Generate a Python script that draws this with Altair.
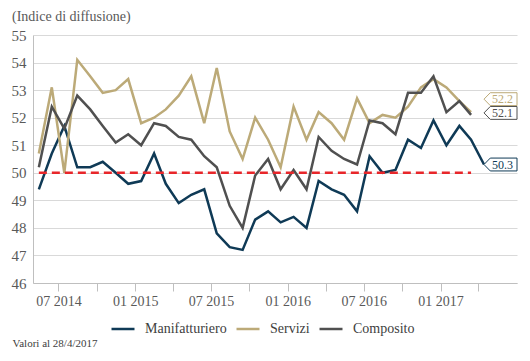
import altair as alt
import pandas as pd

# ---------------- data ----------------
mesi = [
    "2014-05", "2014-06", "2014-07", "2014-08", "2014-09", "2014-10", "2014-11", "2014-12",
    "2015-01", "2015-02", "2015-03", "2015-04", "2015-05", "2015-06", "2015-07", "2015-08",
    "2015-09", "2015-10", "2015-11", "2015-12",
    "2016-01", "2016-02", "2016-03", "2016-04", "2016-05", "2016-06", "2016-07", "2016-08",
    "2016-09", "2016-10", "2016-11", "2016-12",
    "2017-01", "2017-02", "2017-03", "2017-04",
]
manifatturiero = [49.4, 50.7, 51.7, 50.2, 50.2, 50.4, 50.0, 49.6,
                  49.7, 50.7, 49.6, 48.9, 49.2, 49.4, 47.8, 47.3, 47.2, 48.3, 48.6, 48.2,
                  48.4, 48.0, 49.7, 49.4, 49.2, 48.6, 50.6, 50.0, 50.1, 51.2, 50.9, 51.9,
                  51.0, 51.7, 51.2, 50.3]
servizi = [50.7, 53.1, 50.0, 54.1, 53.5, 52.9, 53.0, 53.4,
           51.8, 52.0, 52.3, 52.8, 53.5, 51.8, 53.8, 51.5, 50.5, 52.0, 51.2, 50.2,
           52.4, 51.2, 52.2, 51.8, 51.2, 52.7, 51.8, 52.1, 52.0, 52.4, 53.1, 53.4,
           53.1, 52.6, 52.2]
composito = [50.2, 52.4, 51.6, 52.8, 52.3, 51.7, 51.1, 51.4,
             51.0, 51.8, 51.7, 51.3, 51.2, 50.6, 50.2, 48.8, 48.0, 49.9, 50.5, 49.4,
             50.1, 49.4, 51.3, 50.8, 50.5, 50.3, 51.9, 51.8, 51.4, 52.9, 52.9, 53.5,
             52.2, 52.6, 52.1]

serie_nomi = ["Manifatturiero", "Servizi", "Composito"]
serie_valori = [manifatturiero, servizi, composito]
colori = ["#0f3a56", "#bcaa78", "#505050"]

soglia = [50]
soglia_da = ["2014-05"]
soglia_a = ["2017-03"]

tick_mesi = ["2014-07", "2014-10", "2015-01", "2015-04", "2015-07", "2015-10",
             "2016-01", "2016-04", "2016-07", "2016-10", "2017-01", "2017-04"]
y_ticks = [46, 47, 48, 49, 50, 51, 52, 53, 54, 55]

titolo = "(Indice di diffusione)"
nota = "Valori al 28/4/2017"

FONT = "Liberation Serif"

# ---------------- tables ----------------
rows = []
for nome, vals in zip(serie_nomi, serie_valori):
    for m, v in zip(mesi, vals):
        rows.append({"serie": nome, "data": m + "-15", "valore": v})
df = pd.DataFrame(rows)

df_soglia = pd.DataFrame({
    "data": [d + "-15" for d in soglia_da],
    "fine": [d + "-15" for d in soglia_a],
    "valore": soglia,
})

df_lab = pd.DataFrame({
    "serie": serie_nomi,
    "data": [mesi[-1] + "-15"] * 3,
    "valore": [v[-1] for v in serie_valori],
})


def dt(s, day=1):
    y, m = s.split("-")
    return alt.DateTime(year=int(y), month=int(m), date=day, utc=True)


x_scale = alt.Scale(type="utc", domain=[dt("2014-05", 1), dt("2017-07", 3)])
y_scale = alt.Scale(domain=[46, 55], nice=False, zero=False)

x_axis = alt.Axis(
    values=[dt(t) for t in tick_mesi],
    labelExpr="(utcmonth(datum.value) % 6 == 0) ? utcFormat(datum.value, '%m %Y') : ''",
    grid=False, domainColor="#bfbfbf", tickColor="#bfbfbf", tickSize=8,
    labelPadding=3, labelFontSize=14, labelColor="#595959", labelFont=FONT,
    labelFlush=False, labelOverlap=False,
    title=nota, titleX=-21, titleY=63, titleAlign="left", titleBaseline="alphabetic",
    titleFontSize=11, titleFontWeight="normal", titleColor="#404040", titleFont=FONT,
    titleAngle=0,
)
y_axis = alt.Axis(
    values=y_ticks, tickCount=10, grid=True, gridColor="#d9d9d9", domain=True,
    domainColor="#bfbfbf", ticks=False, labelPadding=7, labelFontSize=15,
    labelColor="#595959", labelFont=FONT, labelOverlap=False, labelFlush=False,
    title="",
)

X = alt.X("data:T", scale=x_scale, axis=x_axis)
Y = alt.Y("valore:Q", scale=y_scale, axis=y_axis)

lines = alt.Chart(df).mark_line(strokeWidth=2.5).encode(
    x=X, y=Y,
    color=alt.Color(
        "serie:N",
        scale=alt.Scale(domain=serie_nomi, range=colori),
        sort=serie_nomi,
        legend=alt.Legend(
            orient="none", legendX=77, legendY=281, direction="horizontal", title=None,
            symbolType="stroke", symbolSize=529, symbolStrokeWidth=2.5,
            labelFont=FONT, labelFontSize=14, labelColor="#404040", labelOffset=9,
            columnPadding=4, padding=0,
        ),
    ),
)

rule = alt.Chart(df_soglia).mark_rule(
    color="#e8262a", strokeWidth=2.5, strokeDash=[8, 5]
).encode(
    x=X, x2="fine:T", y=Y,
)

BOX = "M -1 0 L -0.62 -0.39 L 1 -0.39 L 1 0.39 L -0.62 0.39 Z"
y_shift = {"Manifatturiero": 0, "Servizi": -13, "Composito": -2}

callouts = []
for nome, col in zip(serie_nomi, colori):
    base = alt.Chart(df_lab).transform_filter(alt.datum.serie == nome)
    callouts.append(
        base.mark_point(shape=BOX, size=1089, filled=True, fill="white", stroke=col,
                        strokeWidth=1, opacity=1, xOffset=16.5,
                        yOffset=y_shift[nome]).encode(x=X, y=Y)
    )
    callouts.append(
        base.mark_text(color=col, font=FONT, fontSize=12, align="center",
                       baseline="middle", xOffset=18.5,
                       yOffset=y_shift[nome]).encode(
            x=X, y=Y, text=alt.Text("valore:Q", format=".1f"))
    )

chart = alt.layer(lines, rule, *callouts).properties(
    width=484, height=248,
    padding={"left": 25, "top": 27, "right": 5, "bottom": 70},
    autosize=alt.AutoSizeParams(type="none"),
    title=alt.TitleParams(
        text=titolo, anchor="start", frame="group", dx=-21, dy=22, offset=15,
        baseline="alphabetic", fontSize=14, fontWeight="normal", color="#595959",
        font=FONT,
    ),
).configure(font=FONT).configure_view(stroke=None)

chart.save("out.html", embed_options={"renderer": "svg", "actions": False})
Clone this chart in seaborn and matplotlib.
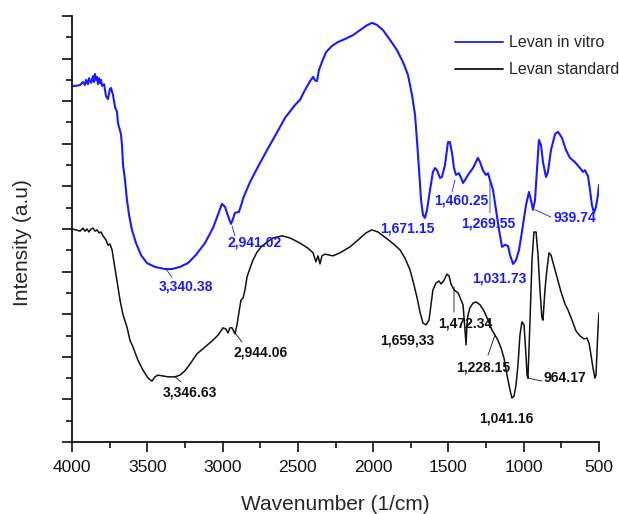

*Exercise goal:* Report the number of lines that contain "this", with no other words.

*Exercise response:* 2